Relations between the two Asian giants cratered in 2020, after Chinese and Indian soldiers bludgeoned each other to death in the first of a series of violent clashes in a disputed Himalayan border region.

But after a freeze that lasted years, both countries recently started re-issuing tourist visas for each other's citizens and have said they would resume direct flights cancelled during the Covid-19 pandemic.

For years, India's foreign minister stated that relations between the two countries would never be normalized until tension on the disputed border was resolved.

Modi's mere presence in Tianjin will mark something of a strategic recalibration and a demonstration of India's new geopolitical vulnerability.

Indian Prime Minister Narendra Modi greets Chinese President Xi Jinping prior to the dinner on September 4, 2017 in Xiamen, China. Ties between India and China are cautiously improving after relations cratered in 2020. - Mikhail Svetlov/Getty ImagesThe Kremlin's best friend

Less than three weeks after Trump rolled out the red carpet for Putin at a US airbase in Alaska, the Russian president will be arriving for a visit to China at a time when Moscow's missiles continue to pound Ukraine.

He will not only participate in the Tianjin summit but also attend a massive military parade in Beijing alongside Xi and North Korea's Kim Jong Un on September 3, setting the stage for a stark show of unity between the three powers.

Trump's on-again, off-again overtures to the Russian strongman are unlikely to impact the so-called "no limits" partnership between Russia and China.
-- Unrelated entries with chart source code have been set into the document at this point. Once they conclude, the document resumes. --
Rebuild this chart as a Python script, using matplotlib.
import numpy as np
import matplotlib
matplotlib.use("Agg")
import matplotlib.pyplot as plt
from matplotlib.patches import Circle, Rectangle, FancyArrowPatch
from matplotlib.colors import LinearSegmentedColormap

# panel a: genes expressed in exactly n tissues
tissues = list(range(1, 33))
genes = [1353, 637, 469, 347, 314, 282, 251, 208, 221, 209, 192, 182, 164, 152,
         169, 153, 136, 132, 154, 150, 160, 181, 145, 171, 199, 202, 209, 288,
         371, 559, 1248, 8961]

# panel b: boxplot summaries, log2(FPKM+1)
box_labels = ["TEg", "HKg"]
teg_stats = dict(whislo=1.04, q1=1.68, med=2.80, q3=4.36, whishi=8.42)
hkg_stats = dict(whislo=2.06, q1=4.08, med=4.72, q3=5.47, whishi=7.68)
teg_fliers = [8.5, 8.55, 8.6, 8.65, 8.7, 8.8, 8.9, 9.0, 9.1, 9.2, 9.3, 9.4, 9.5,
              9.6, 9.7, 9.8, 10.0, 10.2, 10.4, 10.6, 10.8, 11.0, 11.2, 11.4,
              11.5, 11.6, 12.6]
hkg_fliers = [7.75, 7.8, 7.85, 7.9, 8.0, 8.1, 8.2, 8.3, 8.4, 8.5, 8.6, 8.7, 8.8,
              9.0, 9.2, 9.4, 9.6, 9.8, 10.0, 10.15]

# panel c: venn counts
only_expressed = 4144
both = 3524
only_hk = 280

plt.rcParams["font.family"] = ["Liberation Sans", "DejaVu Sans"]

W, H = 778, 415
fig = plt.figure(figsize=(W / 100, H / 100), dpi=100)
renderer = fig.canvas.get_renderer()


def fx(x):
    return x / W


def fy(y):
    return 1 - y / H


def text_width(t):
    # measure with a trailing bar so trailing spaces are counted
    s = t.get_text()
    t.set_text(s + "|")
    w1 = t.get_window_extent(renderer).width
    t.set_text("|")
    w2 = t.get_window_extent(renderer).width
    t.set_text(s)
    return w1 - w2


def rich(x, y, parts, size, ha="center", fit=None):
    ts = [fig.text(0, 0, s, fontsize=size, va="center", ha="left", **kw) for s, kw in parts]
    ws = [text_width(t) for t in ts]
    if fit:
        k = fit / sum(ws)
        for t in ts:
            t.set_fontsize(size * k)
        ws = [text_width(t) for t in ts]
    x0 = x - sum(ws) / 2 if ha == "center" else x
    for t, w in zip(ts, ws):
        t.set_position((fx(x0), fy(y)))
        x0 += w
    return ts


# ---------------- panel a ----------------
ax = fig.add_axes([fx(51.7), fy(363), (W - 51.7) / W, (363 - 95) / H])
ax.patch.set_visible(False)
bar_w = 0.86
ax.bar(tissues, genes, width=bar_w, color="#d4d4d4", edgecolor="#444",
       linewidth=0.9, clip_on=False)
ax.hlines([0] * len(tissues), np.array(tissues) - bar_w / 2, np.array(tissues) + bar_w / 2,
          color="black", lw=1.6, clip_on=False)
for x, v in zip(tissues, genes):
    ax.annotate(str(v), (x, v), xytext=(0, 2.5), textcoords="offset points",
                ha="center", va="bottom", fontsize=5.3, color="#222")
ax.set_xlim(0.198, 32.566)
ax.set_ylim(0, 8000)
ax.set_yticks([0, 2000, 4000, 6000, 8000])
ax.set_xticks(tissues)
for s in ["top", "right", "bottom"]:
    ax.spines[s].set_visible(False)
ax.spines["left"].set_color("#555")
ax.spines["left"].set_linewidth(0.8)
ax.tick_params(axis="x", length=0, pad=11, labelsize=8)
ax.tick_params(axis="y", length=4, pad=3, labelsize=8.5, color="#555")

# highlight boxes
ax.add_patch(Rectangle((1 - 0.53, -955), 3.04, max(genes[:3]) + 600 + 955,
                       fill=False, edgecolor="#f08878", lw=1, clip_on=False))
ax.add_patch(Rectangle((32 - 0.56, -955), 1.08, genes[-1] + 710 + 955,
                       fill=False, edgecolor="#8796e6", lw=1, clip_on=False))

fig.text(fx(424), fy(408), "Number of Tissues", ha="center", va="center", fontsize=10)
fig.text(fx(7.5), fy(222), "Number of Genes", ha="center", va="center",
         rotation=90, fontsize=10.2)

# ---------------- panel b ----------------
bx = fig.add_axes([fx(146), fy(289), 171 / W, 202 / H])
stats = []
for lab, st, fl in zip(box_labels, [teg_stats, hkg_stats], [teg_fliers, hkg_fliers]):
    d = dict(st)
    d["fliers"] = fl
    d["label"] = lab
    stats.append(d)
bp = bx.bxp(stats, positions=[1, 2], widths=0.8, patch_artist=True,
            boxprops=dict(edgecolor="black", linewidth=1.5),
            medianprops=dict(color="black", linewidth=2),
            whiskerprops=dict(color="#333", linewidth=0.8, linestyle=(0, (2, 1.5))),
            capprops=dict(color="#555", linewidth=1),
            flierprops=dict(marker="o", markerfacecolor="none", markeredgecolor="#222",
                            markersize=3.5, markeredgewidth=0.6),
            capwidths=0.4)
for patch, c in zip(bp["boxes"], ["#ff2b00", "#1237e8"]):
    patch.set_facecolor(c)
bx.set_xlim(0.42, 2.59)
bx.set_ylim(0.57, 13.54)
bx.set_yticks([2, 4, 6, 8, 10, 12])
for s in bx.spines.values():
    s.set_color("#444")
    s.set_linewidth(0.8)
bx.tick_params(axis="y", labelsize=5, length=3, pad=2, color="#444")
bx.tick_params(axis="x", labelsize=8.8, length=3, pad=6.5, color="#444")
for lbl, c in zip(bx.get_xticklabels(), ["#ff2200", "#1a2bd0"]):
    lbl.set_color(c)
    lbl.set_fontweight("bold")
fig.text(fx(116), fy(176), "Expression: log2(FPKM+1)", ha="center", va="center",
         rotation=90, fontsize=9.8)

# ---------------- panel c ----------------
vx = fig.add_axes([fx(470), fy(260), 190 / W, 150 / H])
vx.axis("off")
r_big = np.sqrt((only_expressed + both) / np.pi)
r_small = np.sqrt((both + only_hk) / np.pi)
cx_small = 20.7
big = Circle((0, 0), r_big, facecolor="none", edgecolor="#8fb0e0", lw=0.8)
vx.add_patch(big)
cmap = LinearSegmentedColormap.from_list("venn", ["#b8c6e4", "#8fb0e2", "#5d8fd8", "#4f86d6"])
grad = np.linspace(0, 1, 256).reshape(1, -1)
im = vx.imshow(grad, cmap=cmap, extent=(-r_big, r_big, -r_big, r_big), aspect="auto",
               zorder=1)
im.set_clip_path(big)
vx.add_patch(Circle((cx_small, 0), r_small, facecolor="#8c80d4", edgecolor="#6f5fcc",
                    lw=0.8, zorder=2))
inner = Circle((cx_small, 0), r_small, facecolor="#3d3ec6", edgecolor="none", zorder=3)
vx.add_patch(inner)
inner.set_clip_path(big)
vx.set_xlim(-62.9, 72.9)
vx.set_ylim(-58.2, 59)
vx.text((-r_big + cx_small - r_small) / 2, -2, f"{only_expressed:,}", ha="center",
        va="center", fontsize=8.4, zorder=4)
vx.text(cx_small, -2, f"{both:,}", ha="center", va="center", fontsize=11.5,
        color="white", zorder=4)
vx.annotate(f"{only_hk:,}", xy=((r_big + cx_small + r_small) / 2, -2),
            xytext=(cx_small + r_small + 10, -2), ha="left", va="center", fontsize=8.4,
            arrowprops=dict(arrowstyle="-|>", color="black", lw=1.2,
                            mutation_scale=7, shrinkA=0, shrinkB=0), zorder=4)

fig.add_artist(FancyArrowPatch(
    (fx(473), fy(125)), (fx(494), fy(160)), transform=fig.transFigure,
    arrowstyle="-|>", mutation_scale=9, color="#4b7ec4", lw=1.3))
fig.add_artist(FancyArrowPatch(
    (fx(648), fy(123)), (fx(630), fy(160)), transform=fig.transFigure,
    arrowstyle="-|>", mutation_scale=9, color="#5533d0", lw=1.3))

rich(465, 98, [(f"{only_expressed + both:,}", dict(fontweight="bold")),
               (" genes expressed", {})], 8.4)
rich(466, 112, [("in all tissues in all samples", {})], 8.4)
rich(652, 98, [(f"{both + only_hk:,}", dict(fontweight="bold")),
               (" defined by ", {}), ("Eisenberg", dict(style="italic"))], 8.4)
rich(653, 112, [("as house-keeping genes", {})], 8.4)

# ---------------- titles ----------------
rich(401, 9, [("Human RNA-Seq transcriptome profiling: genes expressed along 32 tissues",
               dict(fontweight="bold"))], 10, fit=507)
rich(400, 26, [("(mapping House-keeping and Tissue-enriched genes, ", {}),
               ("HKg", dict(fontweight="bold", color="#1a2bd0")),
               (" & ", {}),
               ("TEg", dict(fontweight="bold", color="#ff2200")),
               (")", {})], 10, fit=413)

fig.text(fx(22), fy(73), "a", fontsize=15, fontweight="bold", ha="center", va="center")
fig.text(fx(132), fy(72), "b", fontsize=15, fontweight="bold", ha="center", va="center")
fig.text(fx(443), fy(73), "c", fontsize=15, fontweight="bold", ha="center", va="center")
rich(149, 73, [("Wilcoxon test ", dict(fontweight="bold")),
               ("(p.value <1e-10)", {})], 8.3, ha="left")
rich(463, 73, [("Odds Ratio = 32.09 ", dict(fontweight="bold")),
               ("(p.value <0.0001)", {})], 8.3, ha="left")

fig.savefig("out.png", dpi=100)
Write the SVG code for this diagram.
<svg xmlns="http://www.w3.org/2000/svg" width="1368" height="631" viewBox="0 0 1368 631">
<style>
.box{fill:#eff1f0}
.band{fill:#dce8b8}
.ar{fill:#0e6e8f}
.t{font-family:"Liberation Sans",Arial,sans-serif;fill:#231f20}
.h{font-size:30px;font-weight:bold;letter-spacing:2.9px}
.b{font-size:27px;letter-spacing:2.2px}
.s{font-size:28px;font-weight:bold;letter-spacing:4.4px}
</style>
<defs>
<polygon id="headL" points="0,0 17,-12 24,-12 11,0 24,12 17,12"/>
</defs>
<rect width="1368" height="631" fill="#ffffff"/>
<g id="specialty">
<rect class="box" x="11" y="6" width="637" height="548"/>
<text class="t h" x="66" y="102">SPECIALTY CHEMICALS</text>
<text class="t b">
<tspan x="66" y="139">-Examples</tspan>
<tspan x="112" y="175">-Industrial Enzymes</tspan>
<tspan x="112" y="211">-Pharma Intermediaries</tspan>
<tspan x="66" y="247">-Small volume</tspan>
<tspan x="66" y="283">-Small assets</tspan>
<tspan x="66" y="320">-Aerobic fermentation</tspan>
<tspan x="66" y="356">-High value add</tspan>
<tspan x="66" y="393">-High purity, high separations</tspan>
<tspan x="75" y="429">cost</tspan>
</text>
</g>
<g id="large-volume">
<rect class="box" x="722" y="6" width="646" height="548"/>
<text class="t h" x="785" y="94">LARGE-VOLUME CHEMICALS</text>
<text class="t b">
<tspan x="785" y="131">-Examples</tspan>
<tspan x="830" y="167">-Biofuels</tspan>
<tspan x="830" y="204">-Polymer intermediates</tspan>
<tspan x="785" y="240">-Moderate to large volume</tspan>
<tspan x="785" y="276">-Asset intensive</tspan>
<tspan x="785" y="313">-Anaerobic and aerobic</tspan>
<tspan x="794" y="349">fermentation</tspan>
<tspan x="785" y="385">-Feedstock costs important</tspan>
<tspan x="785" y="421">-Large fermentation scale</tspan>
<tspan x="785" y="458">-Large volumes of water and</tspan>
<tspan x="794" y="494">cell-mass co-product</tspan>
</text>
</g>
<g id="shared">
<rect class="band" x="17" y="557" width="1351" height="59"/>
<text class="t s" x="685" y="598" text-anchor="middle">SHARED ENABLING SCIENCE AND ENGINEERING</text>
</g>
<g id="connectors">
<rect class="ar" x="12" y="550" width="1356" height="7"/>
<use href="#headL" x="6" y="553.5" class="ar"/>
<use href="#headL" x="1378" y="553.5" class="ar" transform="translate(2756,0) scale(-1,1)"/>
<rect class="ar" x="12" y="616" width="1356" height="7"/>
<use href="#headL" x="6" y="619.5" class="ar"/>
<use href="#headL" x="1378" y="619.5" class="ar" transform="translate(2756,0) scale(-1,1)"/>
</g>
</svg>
That relationship has only deepened in recent years, as cross-border trade has hit new heights. Meanwhile, both countries continue to engage in security cooperation, most recently with the announcement that they conducted their first-ever joint submarine patrol in the Pacific.

Analysts say the glue that binds these once-hostile neighbors ever closer is their shared perception of the US as a threat.

"There's a famous saying in the Chinese policy community," says Sun from the Stimson Center. "China and Russia can share miseries but not happiness."

China, faced with a slumping domestic economy, is also grappling with its own long and painful trade war with the US.

Meanwhile, Russia, with its much smaller economy and the international isolation triggered by its invasion of Ukraine, desperately needs a hand from China, turning Moscow into the junior partner in this relationship.

Beijing's top diplomat reportedly told European officials China can't accept a Russian defeat in Ukraine.

It would be a "major devastation for the Chinese security architecture if Russia were to fall or become Westernized," said Claus Soong, an analyst who specializes in China-Russian relations at the Mercator Institute for China Studies in Berlin.

New world order

In 2022, just days before Russia invaded Ukraine, Putin and Xi met on the sidelines of the Beijing Winter Olympics to call for "shaping a polycentric world order."

Their governments have chafed for years at the global dominance the US has enjoyed since the collapse of the Soviet Union.

President Trump's chaotic foreign policy, which has included attacks on longtime allies and the almost-overnight dismantling of global free trade, presents China, the world's second largest economy, with fresh opportunity.

As world leaders gather for the SCO summit in Tianjin and the subsequent World War II victory military parade in Beijing, expect Xi to promote China as a stable alternative to Washington.

"China is definitely using this opportunity to demonstrate to China's neighbors that China is a benevolent leader, a benevolent hegemon…dependable, predictable," said the Stimson Center's Sun.

The Shanghai Cooperation Organization has deep structural flaws, including the wars that erupted in recent years between several of its member states and dialogue partners (India and Pakistan, Tajikistan and Kyrgyzstan, Armenia and Azerbaijan).

But this Eurasian gathering may present a more appealing alternative to nations worried by the US and its increasingly unpredictable position on the world stage.